## Given material
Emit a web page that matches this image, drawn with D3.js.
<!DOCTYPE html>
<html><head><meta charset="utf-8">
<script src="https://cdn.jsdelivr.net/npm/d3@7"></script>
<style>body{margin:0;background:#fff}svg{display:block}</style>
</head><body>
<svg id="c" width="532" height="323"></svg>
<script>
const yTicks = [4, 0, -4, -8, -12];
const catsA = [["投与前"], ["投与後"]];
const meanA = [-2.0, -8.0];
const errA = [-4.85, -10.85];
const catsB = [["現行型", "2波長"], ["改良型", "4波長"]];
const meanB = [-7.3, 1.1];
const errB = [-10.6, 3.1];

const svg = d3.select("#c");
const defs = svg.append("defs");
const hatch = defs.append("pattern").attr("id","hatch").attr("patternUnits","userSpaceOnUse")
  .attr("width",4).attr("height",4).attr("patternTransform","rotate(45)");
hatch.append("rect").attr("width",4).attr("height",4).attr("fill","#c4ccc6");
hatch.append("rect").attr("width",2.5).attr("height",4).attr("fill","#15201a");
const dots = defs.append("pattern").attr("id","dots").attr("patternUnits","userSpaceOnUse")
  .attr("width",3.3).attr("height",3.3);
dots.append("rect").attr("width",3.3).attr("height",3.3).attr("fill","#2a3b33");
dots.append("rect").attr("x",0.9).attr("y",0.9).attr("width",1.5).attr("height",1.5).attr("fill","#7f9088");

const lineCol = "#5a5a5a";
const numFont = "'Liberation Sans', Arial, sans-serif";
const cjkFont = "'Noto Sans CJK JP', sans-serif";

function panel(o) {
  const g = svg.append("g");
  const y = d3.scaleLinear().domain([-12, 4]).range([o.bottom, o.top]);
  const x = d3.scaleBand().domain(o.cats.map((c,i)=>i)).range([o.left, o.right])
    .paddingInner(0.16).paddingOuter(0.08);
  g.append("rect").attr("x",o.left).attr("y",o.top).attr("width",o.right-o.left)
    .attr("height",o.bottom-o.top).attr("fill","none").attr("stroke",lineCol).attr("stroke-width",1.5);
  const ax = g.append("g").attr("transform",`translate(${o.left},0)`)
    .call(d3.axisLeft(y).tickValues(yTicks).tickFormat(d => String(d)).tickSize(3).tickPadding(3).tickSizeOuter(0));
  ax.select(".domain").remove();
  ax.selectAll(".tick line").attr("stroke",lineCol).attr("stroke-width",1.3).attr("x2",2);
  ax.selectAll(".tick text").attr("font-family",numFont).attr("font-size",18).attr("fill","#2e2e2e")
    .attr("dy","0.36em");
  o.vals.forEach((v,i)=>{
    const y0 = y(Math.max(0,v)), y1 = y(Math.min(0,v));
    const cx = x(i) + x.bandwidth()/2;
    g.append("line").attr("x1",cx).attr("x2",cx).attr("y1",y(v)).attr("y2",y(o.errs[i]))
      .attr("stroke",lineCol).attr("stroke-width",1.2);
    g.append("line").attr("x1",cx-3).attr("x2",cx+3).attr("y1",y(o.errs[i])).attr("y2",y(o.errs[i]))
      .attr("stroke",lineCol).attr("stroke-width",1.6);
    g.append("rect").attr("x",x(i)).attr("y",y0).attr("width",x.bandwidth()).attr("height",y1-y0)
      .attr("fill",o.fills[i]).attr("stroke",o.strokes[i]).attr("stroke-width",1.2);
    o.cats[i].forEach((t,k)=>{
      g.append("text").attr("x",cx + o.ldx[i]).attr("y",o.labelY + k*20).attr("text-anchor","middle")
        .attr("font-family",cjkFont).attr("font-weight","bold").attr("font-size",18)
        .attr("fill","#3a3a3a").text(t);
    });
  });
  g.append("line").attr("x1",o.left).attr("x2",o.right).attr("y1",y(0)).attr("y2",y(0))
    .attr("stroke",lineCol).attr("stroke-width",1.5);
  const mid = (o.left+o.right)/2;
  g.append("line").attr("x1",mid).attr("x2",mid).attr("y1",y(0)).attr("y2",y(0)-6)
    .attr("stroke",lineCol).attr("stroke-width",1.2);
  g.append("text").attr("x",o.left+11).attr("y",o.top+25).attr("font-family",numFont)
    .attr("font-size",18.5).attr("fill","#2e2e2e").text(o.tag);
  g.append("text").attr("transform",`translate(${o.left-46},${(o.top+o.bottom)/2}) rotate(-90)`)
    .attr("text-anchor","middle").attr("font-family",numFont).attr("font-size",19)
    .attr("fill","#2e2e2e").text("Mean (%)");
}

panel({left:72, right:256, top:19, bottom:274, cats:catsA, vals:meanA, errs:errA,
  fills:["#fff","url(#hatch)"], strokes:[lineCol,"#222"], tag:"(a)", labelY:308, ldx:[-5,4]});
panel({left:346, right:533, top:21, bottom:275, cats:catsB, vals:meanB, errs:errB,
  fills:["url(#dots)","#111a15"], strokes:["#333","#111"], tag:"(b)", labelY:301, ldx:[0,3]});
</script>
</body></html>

## Task brief
Restate the first line and every line after it, word for word, stopping once the line with "const errB = [-10.6, 3.1];" is done.

## Correct result
Emit a web page that matches this image, drawn with D3.js.
<!DOCTYPE html>
<html><head><meta charset="utf-8">
<script src="https://cdn.jsdelivr.net/npm/d3@7"></script>
<style>body{margin:0;background:#fff}svg{display:block}</style>
</head><body>
<svg id="c" width="532" height="323"></svg>
<script>
const yTicks = [4, 0, -4, -8, -12];
const catsA = [["投与前"], ["投与後"]];
const meanA = [-2.0, -8.0];
const errA = [-4.85, -10.85];
const catsB = [["現行型", "2波長"], ["改良型", "4波長"]];
const meanB = [-7.3, 1.1];
const errB = [-10.6, 3.1];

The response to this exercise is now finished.